- Dataset section -
========
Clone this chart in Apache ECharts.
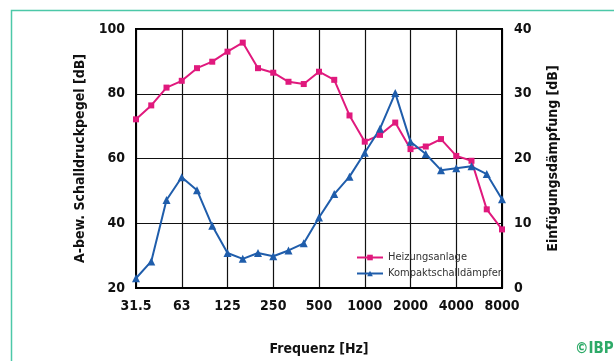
<!DOCTYPE html>
<html>
<head>
<meta charset="utf-8">
<script src="https://cdn.jsdelivr.net/npm/echarts@6/dist/echarts.min.js"></script>
<style>
  html, body { margin: 0; padding: 0; background: #fff; }
  #chart { width: 614px; height: 361px; }
</style>
</head>
<body>
<div id="chart"></div>
<script>
// Terzband-Mittenfrequenzen in Hz
var frequencies = ['31.5', '40', '50', '63', '80', '100', '125', '160', '200', '250', '315', '400',
  '500', '630', '800', '1000', '1250', '1600', '2000', '2500', '3150', '4000', '5000', '6300', '8000'];

// A-bewerteter Schalldruckpegel der Heizungsanlage [dB] (linke Achse)
var heizungsanlage = [72.1, 76.4, 81.9, 84.0, 87.9, 89.9, 93.0, 95.8, 87.9, 86.5, 83.7, 83.0,
  86.8, 84.3, 73.3, 65.2, 67.3, 71.1, 62.9, 63.7, 66.0, 60.8, 59.3, 44.3, 38.1];

// Einfügungsdämpfung des Kompaktschalldämpfers [dB] (rechte Achse)
var schalldaempfer = [1.5, 4.1, 13.6, 17.1, 15.1, 9.6, 5.4, 4.5, 5.4, 4.9, 5.8, 6.9,
  10.9, 14.5, 17.2, 20.9, 24.6, 30.1, 22.6, 20.7, 18.2, 18.5, 18.8, 17.6, 13.7];

var leftTicks = [20, 40, 60, 80, 100];
var rightTicks = [0, 10, 20, 30, 40];

var pink = '#e0197d';
var blue = '#1f5dab';
var fontCond = "'Liberation Sans Narrow', 'DejaVu Sans Condensed', 'Liberation Sans', sans-serif";

var chart = echarts.init(document.getElementById('chart'), null, { renderer: 'canvas' });

var option = {
  animation: false,
  grid: {
    left: 136, right: 112, top: 29, bottom: 69,
    show: true, borderColor: '#000', borderWidth: 2, backgroundColor: 'transparent'
  },
  graphic: [
    {
      type: 'rect', z: 0,
      shape: { x: 11.5, y: 10.5, width: 700, height: 400 },
      style: { fill: 'none', stroke: '#4cc8a8', lineWidth: 1.5 }
    },
    {
      type: 'text', left: 575, top: 342,
      style: { text: '©IBP', fill: '#2eaa68', font: "bold 15px " + fontCond }
    }
  ],
  legend: {
    orient: 'vertical',
    left: 351, top: 247,
    itemWidth: 26, itemHeight: 7, itemGap: 5,
    textStyle: { fontSize: 11, color: '#333', fontFamily: fontCond },
    data: ['Heizungsanlage', 'Kompaktschalldämpfer']
  },
  xAxis: {
    type: 'category',
    data: frequencies,
    boundaryGap: false,
    name: 'Frequenz [Hz]',
    nameLocation: 'middle',
    nameGap: 54,
    nameTextStyle: { fontSize: 14, fontWeight: 'bold', color: '#111', fontFamily: fontCond },
    axisLine: { lineStyle: { color: '#000', width: 2 } },
    axisTick: { show: false },
    axisLabel: {
      interval: 2, margin: 11,
      fontSize: 14, fontWeight: 'bold', color: '#111', fontFamily: fontCond
    },
    splitLine: { show: true, interval: 2, lineStyle: { color: '#111', width: 1.2 } }
  },
  yAxis: [
    {
      type: 'value',
      min: leftTicks[0], max: leftTicks[leftTicks.length - 1], interval: 20,
      name: 'A-bew. Schalldruckpegel [dB]',
      nameLocation: 'middle',
      nameGap: 48,
      nameTextStyle: { fontSize: 14, fontWeight: 'bold', color: '#111', fontFamily: fontCond },
      axisLine: { show: true, lineStyle: { color: '#000', width: 2 } },
      axisTick: { show: false },
      axisLabel: { margin: 11, fontSize: 14, fontWeight: 'bold', color: '#111', fontFamily: fontCond },
      splitLine: { show: true, lineStyle: { color: '#111', width: 1.2 } }
    },
    {
      type: 'value',
      min: rightTicks[0], max: rightTicks[rightTicks.length - 1], interval: 10,
      name: 'Einfügungsdämpfung [dB]',
      nameLocation: 'middle',
      nameGap: 44,
      nameRotate: 90,
      nameTextStyle: { fontSize: 14, fontWeight: 'bold', color: '#111', fontFamily: fontCond },
      axisLine: { show: true, lineStyle: { color: '#000', width: 2 } },
      axisTick: { show: false },
      axisLabel: { margin: 12, fontSize: 14, fontWeight: 'bold', color: '#111', fontFamily: fontCond },
      splitLine: { show: false }
    }
  ],
  series: [
    {
      name: 'Heizungsanlage',
      type: 'line',
      yAxisIndex: 0,
      data: heizungsanlage,
      symbol: 'rect',
      symbolSize: 6,
      color: pink,
      lineStyle: { color: pink, width: 2 },
      itemStyle: { color: pink }
    },
    {
      name: 'Kompaktschalldämpfer',
      type: 'line',
      yAxisIndex: 1,
      data: schalldaempfer,
      symbol: 'triangle',
      symbolSize: 8,
      color: blue,
      lineStyle: { color: blue, width: 2 },
      itemStyle: { color: blue }
    }
  ]
};

chart.setOption(option);
</script>
</body>
</html>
========
- What you are asked to do -
Pictures are excluded; output everything else in the data verbatim.

- Written response -
Clone this chart in Apache ECharts.
<!DOCTYPE html>
<html>
<head>
<meta charset="utf-8">
<script src="https://cdn.jsdelivr.net/npm/echarts@6/dist/echarts.min.js"></script>
<style>
  html, body { margin: 0; padding: 0; background: #fff; }
  #chart { width: 614px; height: 361px; }
</style>
</head>
<body>
<div id="chart"></div>
<script>
// Terzband-Mittenfrequenzen in Hz
var frequencies = ['31.5', '40', '50', '63', '80', '100', '125', '160', '200', '250', '315', '400',
  '500', '630', '800', '1000', '1250', '1600', '2000', '2500', '3150', '4000', '5000', '6300', '8000'];

// A-bewerteter Schalldruckpegel der Heizungsanlage [dB] (linke Achse)
var heizungsanlage = [72.1, 76.4, 81.9, 84.0, 87.9, 89.9, 93.0, 95.8, 87.9, 86.5, 83.7, 83.0,
  86.8, 84.3, 73.3, 65.2, 67.3, 71.1, 62.9, 63.7, 66.0, 60.8, 59.3, 44.3, 38.1];

// Einfügungsdämpfung des Kompaktschalldämpfers [dB] (rechte Achse)
var schalldaempfer = [1.5, 4.1, 13.6, 17.1, 15.1, 9.6, 5.4, 4.5, 5.4, 4.9, 5.8, 6.9,
  10.9, 14.5, 17.2, 20.9, 24.6, 30.1, 22.6, 20.7, 18.2, 18.5, 18.8, 17.6, 13.7];

var leftTicks = [20, 40, 60, 80, 100];
var rightTicks = [0, 10, 20, 30, 40];

var pink = '#e0197d';
var blue = '#1f5dab';
var fontCond = "'Liberation Sans Narrow', 'DejaVu Sans Condensed', 'Liberation Sans', sans-serif";

var chart = echarts.init(document.getElementById('chart'), null, { renderer: 'canvas' });

var option = {
  animation: false,
  grid: {
    left: 136, right: 112, top: 29, bottom: 69,
    show: true, borderColor: '#000', borderWidth: 2, backgroundColor: 'transparent'
  },
  graphic: [
    {
      type: 'rect', z: 0,
      shape: { x: 11.5, y: 10.5, width: 700, height: 400 },
      style: { fill: 'none', stroke: '#4cc8a8', lineWidth: 1.5 }
    },
    {
      type: 'text', left: 575, top: 342,
      style: { text: '©IBP', fill: '#2eaa68', font: "bold 15px " + fontCond }
    }
  ],
  legend: {
    orient: 'vertical',
    left: 351, top: 247,
    itemWidth: 26, itemHeight: 7, itemGap: 5,
    textStyle: { fontSize: 11, color: '#333', fontFamily: fontCond },
    data: ['Heizungsanlage', 'Kompaktschalldämpfer']
  },
  xAxis: {
    type: 'category',
    data: frequencies,
    boundaryGap: false,
    name: 'Frequenz [Hz]',
    nameLocation: 'middle',
    nameGap: 54,
    nameTextStyle: { fontSize: 14, fontWeight: 'bold', color: '#111', fontFamily: fontCond },
    axisLine: { lineStyle: { color: '#000', width: 2 } },
    axisTick: { show: false },
    axisLabel: {
      interval: 2, margin: 11,
      fontSize: 14, fontWeight: 'bold', color: '#111', fontFamily: fontCond
    },
    splitLine: { show: true, interval: 2, lineStyle: { color: '#111', width: 1.2 } }
  },
  yAxis: [
    {
      type: 'value',
      min: leftTicks[0], max: leftTicks[leftTicks.length - 1], interval: 20,
      name: 'A-bew. Schalldruckpegel [dB]',
      nameLocation: 'middle',
      nameGap: 48,
      nameTextStyle: { fontSize: 14, fontWeight: 'bold', color: '#111', fontFamily: fontCond },
      axisLine: { show: true, lineStyle: { color: '#000', width: 2 } },
      axisTick: { show: false },
      axisLabel: { margin: 11, fontSize: 14, fontWeight: 'bold', color: '#111', fontFamily: fontCond },
      splitLine: { show: true, lineStyle: { color: '#111', width: 1.2 } }
    },
    {
      type: 'value',
      min: rightTicks[0], max: rightTicks[rightTicks.length - 1], interval: 10,
      name: 'Einfügungsdämpfung [dB]',
      nameLocation: 'middle',
      nameGap: 44,
      nameRotate: 90,
      nameTextStyle: { fontSize: 14, fontWeight: 'bold', color: '#111', fontFamily: fontCond },
      axisLine: { show: true, lineStyle: { color: '#000', width: 2 } },
      axisTick: { show: false },
      axisLabel: { margin: 12, fontSize: 14, fontWeight: 'bold', color: '#111', fontFamily: fontCond },
      splitLine: { show: false }
    }
  ],
  series: [
    {
      name: 'Heizungsanlage',
      type: 'line',
      yAxisIndex: 0,
      data: heizungsanlage,
      symbol: 'rect',
      symbolSize: 6,
      color: pink,
      lineStyle: { color: pink, width: 2 },
      itemStyle: { color: pink }
    },
    {
      name: 'Kompaktschalldämpfer',
      type: 'line',
      yAxisIndex: 1,
      data: schalldaempfer,
      symbol: 'triangle',
      symbolSize: 8,
      color: blue,
      lineStyle: { color: blue, width: 2 },
      itemStyle: { color: blue }
    }
  ]
};

chart.setOption(option);
</script>
</body>
</html>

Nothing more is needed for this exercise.